Et puis dans cette 69e édition du festival, alors que les metteuses en scènes étaient peu représentées, deux femmes, deux merveilleuses comédiennes, Isabelle Huppert et Fanny Ardant resteront gravées dans nos mémoires. 
  (Sophie Jouve)
Huppert lumineuse flamme rouge dans sa lecture d'un montage de textes de Sade, a dompté le mistral et s’est fait l’incarnation du vice et de la vertu. Fanny Ardant, magnifique Cassandre, puissante autant que fragile, disant le texte somptueux de l'Allemande Christa Wolfdans, sur la musique de Michael Jarrell.

Deux réussites dont on regrette qu'elles aient été l'objet d'une unique représentation. Comme on regrette l'absence presque totale des grands textes de notre littérature théâtrale et notamment dans la Cour d'honneur.

Pour cette première édition qu'Olivier Py a voulu de bout en bout (celle de l'année dernière qu'il dirigeait déjà, ayant été perturbée par la grève des intermittents), malgré les belles réussites que nous avons citées, notre plaisir n'a pas été complet.

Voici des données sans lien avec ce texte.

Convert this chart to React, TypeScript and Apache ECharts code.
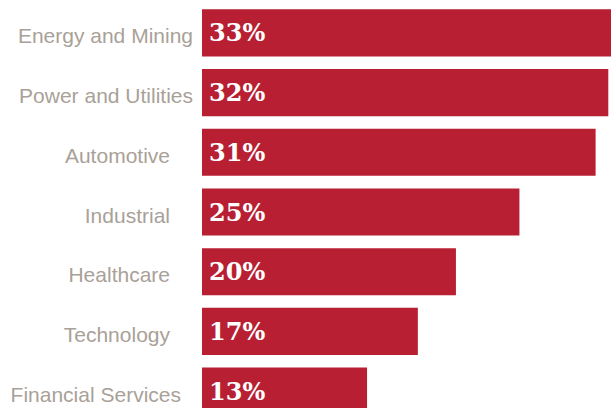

Il reste que si l'on ajoute le Off au In, Avignon demeure bien, après cette 69e édition, un lieu qui contredit la jolie phrase de Martin Salvan : « On parle beaucoup aujourd’hui d’un besoin permanent de se vider la tête sans se demander à quel moment on la remplit ». Avignon est l'un de ces moments là.